▸ Short problem: Please write out the lines of the data exactly, beginning with the first and ending with the line containing "Chart.register(...registerables);"; leave the pictures behind.

==== Data provided ====

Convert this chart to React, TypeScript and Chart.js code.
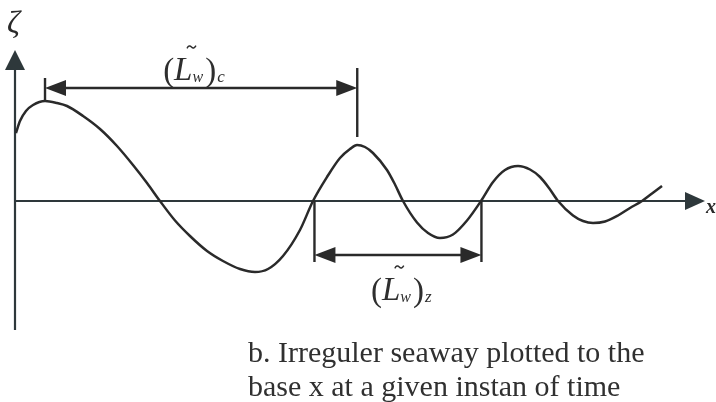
import { useEffect, useRef } from "react";
import { Chart, registerables } from "chart.js";

Chart.register(...registerables);

// Surface elevation ζ of an irregular seaway along the base x, at one instant
const waveX = [
  0.14, 0.72, 1.59, 2.61, 4.35, 6.09, 7.54, 9.86, 12.32, 14.78, 17.1, 19.13, 21.01,
  23.19, 25.36, 27.83, 30.14, 32.61, 34.78, 36.67, 38.84, 41.3, 43.19,
  45.22, 47.1, 48.55, 49.57, 50.72, 51.88, 53.91, 55.07, 56.23,
  58.26, 59.86, 61.59, 63.48, 65.51, 67.54,
  69.28, 71.01, 72.9, 74.64, 76.09, 77.39, 78.7,
  80.87, 82.32, 83.77, 85.51, 87.39, 89.13, 90.87, 92.32, 93.77,
];
const waveZeta = [
  6.8, 8.0, 9.0, 9.6, 10.0, 9.8, 9.5, 8.5, 7.2, 5.5, 3.6, 1.8, 0,
  -1.95, -3.5, -5.0, -6.0, -6.8, -7.1, -6.8, -5.5, -2.9, 0,
  2.4, 4.3, 5.2, 5.6, 5.4, 4.8, 3.1, 1.65, 0,
  -2.15, -3.2, -3.7, -3.35, -1.95, 0,
  1.9, 3.1, 3.5, 3.15, 2.4, 1.3, 0,
  -1.45, -2.0, -2.2, -2.05, -1.45, -0.7, 0, 0.75, 1.5,
];

// Axis extents (base x and elevation ζ)
const X_MIN = 0;
const X_MAX = 100;
const Z_MIN = -12.9;
const Z_MAX = 15.1;

// Crest-to-crest length (L̃w)c
const crestX = [4.35, 49.6];
const crestDimZeta = 11.3;
const crestExtLow = [10.0, 6.4];
const crestExtHigh = [12.3, 13.3];

// Zero-upcrossing length (L̃w)z
const upcrossX = [43.4, 67.6];
const upcrossDimZeta = -5.4;
const upcrossExtLow = -6.1;

const axisNames = ["x", "ζ"];
const lengthSubs = ["c", "z"];
const captionLines = [
  "b. Irreguler seaway plotted to the",
  "base x at a given instan of time",
];

const INK = "#2a2a2a";
const AXIS_INK = "#2e383b";
const SERIF = '"Liberation Serif", "Times New Roman", serif';

function seg(ctx: CanvasRenderingContext2D, x1: number, y1: number, x2: number, y2: number) {
  ctx.beginPath();
  ctx.moveTo(x1, y1);
  ctx.lineTo(x2, y2);
  ctx.stroke();
}

function head(
  ctx: CanvasRenderingContext2D,
  tx: number,
  ty: number,
  dx: number,
  dy: number,
  len: number,
  half: number
) {
  const bx = tx - dx * len;
  const by = ty - dy * len;
  ctx.beginPath();
  ctx.moveTo(tx, ty);
  ctx.lineTo(bx - dy * half, by + dx * half);
  ctx.lineTo(bx + dy * half, by - dx * half);
  ctx.closePath();
  ctx.fill();
}

// (L̃w)sub written with a tilde over the L–w join
function lengthLabel(ctx: CanvasRenderingContext2D, left: number, base: number, sub: string) {
  let cx = left;
  ctx.textAlign = "left";
  ctx.textBaseline = "alphabetic";
  ctx.font = `33px ${SERIF}`;
  ctx.fillText("(", cx, base + 1);
  cx += ctx.measureText("(").width;
  ctx.font = `italic 33px ${SERIF}`;
  ctx.fillText("L", cx, base);
  cx += ctx.measureText("L").width;
  const tildeX = cx - 1;
  ctx.font = `italic 16px ${SERIF}`;
  ctx.fillText("w", cx, base + 2);
  cx += ctx.measureText("w").width + 2;
  ctx.font = `33px ${SERIF}`;
  ctx.fillText(")", cx, base + 1);
  cx += ctx.measureText(")").width + 1;
  ctx.font = `italic 17px ${SERIF}`;
  ctx.fillText(sub, cx, base + 2);

  const ty = base - 33;
  ctx.save();
  ctx.lineWidth = 1.4;
  ctx.beginPath();
  ctx.moveTo(tildeX - 4.5, ty + 1.3);
  ctx.quadraticCurveTo(tildeX - 2.3, ty - 2.6, tildeX, ty);
  ctx.quadraticCurveTo(tildeX + 2.3, ty + 2.6, tildeX + 4.5, ty - 1.3);
  ctx.stroke();
  ctx.restore();
}

const diagramPlugin = {
  id: "waveDiagram",
  beforeDatasetsDraw(chart: any) {
    const { ctx } = chart;
    const xs = chart.scales.x;
    const ys = chart.scales.y;
    const x0 = xs.getPixelForValue(0);
    const y0 = ys.getPixelForValue(0);
    const xEnd = xs.getPixelForValue(X_MAX);
    const yTop = ys.getPixelForValue(Z_MAX);
    const yBot = ys.getPixelForValue(Z_MIN);

    ctx.save();
    ctx.strokeStyle = AXIS_INK;
    ctx.fillStyle = AXIS_INK;
    ctx.lineWidth = 2.2;
    seg(ctx, x0, y0, xEnd - 16, y0);
    head(ctx, xEnd, y0, 1, 0, 20, 9);
    seg(ctx, x0, yBot, x0, yTop + 16);
    head(ctx, x0, yTop, 0, -1, 20, 10);

    ctx.fillStyle = INK;
    ctx.textAlign = "left";
    ctx.textBaseline = "alphabetic";
    ctx.font = `bold italic 20px ${SERIF}`;
    ctx.fillText(axisNames[0], xEnd + 1, y0 + 12);
    ctx.font = `italic 32px ${SERIF}`;
    ctx.fillText(axisNames[1], x0 - 8, yTop - 17);
    ctx.restore();
  },
  afterDatasetsDraw(chart: any) {
    const { ctx } = chart;
    const xs = chart.scales.x;
    const ys = chart.scales.y;
    const px = (v: number) => xs.getPixelForValue(v);
    const py = (v: number) => ys.getPixelForValue(v);

    ctx.save();
    ctx.strokeStyle = INK;
    ctx.fillStyle = INK;
    ctx.lineWidth = 2.4;

    // crest-to-crest dimension
    const cA = px(crestX[0]);
    const cB = px(crestX[1]);
    const cY = py(crestDimZeta);
    seg(ctx, cA, py(crestExtLow[0]), cA, py(crestExtHigh[0]));
    seg(ctx, cB, py(crestExtLow[1]), cB, py(crestExtHigh[1]));
    seg(ctx, cA + 10, cY, cB - 10, cY);
    head(ctx, cA, cY, -1, 0, 21, 8);
    head(ctx, cB, cY, 1, 0, 21, 8);

    // zero-upcrossing dimension
    const zA = px(upcrossX[0]);
    const zB = px(upcrossX[1]);
    const zY = py(upcrossDimZeta);
    const z0 = py(0);
    seg(ctx, zA, z0, zA, py(upcrossExtLow));
    seg(ctx, zB, z0, zB, py(upcrossExtLow));
    seg(ctx, zA + 10, zY, zB - 10, zY);
    head(ctx, zA, zY, -1, 0, 21, 8);
    head(ctx, zB, zY, 1, 0, 21, 8);

    ctx.fillStyle = "#2e2e2e";
    ctx.strokeStyle = "#2e2e2e";
    lengthLabel(ctx, (cA + cB) / 2 - 38, cY - 8, lengthSubs[0]);
    lengthLabel(ctx, (zA + zB) / 2 - 27, zY + 45, lengthSubs[1]);

    ctx.fillStyle = "#303030";
    ctx.font = `30px ${SERIF}`;
    ctx.textAlign = "left";
    ctx.fillText(captionLines[0], 248, 362);
    ctx.fillText(captionLines[1], 248, 396);
    ctx.restore();
  },
};

export default function App() {
  const canvasRef = useRef<HTMLCanvasElement | null>(null);

  useEffect(() => {
    if (!canvasRef.current) return;
    const chart = new Chart(canvasRef.current, {
      type: "line",
      data: {
        datasets: [
          {
            label: "ζ",
            data: waveX.map((v, i) => ({ x: v, y: waveZeta[i] })),
            borderColor: INK,
            borderWidth: 2.5,
            pointRadius: 0,
            fill: false,
            cubicInterpolationMode: "monotone",
          },
        ],
      },
      options: {
        animation: false,
        responsive: true,
        maintainAspectRatio: false,
        layout: { padding: { left: 15, right: 11, top: 50, bottom: 72 } },
        plugins: {
          legend: { display: false },
          tooltip: { enabled: false },
        },
        scales: {
          x: { type: "linear", min: X_MIN, max: X_MAX, display: false },
          y: { type: "linear", min: Z_MIN, max: Z_MAX, display: false },
        },
      },
      plugins: [diagramPlugin],
    });
    return () => chart.destroy();
  }, []);

  return (
    <div
      style={{
        position: "fixed",
        left: 0,
        top: 0,
        width: 716,
        height: 402,
        background: "#ffffff",
      }}
    >
      <canvas ref={canvasRef} />
    </div>
  );
}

====

▸ Task answer:
Convert this chart to React, TypeScript and Chart.js code.
import { useEffect, useRef } from "react";
import { Chart, registerables } from "chart.js";

Chart.register(...registerables);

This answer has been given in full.